If you are experimenting, you can try using a small amount of potato starch or cornstarch in conjunction with regular rice flour to try and mimic some of the binding effects. However, be aware that the final result will likely differ significantly from the texture you would achieve with mochiko.
What about all-purpose flour as a substitute?
All-purpose flour is not a good substitute for mochiko, particularly in recipes where the characteristic texture of mochiko is crucial. All-purpose flour is made from wheat and contains gluten, which will create a completely different texture than the gluten-free, chewy texture provided by mochiko.
Using all-purpose flour will result in a bread-like consistency rather than the soft, elastic texture desired in mochi and other recipes relying on mochiko. If you need a gluten-free option, sticking to rice flour (keeping in mind it is not the same), tapioca starch or glutinous rice flour is your best option.

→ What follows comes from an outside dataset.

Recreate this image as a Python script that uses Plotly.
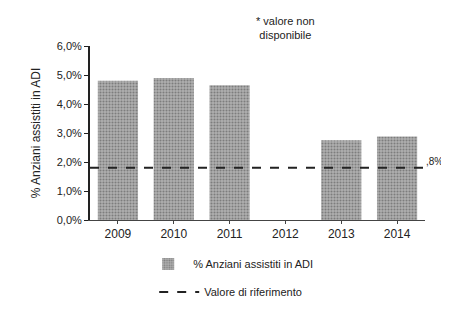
import plotly.graph_objects as go

years = [2009, 2010, 2011, 2012, 2013, 2014]
values = [4.8, 4.9, 4.65, None, 2.75, 2.88]
reference = 1.8
tick_vals = [0, 1, 2, 3, 4, 5, 6]
tick_text = ["0,0%", "1,0%", "2,0%", "3,0%", "4,0%", "5,0%", "6,0%"]
series_name = "% Anziani assistiti in ADI"
ref_name = "Valore di riferimento"
note = "* valore non<br>disponibile"
ref_label = ",8%"

fig = go.Figure()
fig.add_trace(go.Bar(
    x=years, y=values, name=series_name, width=0.72,
    marker=dict(color="#a0a0a0", line=dict(width=0),
                pattern=dict(shape=".", fgcolor="#4a4a4a", bgcolor="#b0b0b0",
                             size=3, solidity=0.4)),
    legend="legend",
))
fig.add_trace(go.Scatter(
    x=[years[0] - 0.5, years[-1] + 0.5], y=[reference, reference],
    mode="lines", name=ref_name,
    line=dict(color="#222222", width=2, dash="dash"),
    legend="legend2",
))

fig.update_layout(
    width=449, height=310,
    margin=dict(l=82, r=32, t=38, b=94),
    paper_bgcolor="white", plot_bgcolor="white",
    font=dict(family="Liberation Sans, Arial, sans-serif", size=11, color="#222222"),
    xaxis=dict(range=[years[0] - 0.5, years[-1] + 0.5], tickvals=years,
               ticktext=[str(y) for y in years], showgrid=False,
               showline=True, linecolor="#444444", linewidth=1,
               ticks="outside", ticklen=3, tickcolor="#444444",
               tickfont=dict(size=12)),
    yaxis=dict(range=[0, 6], tickvals=tick_vals, ticktext=tick_text,
               showgrid=False, showline=True, linecolor="#222222", linewidth=2,
               ticks="outside", ticklen=4, tickcolor="#222222",
               tickfont=dict(size=11),
               title=dict(text=series_name, font=dict(size=12), standoff=14)),
    legend=dict(x=0.42, xanchor="center", y=-0.17, yanchor="top",
                bgcolor="rgba(0,0,0,0)", font=dict(size=11), itemwidth=40),
    legend2=dict(x=0.42, xanchor="center", y=-0.33, yanchor="top",
                 bgcolor="rgba(0,0,0,0)", font=dict(size=11), itemwidth=40),
    showlegend=True,
    bargap=0.28,
)
fig.add_annotation(x=years[3], y=1.0, xref="x", yref="paper", yanchor="bottom",
                   text=note, showarrow=False, font=dict(size=11), yshift=3)
fig.add_annotation(x=1.0, y=reference, xref="paper", yref="y", xanchor="left",
                   text=ref_label, showarrow=False, font=dict(size=10),
                   borderpad=0, xshift=0, yshift=6)

fig.write_html("out.html")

Are there any considerations when substituting for mochiko in mochi recipes?
When making mochi, which heavily relies on the unique properties of mochiko, finding a suitable substitute is particularly challenging. If you absolutely cannot access mochiko, the best approach is to combine regular rice flour with tapioca starch and a small amount of sugar.
Experiment with the ratios, starting with roughly 75% regular rice flour and 25% tapioca starch, adding a bit more tapioca starch for chewiness if needed. Sugar helps with softening and binding. Understand that the final product will likely differ from traditional mochi, but this combination can help achieve a similar, albeit imperfect, texture.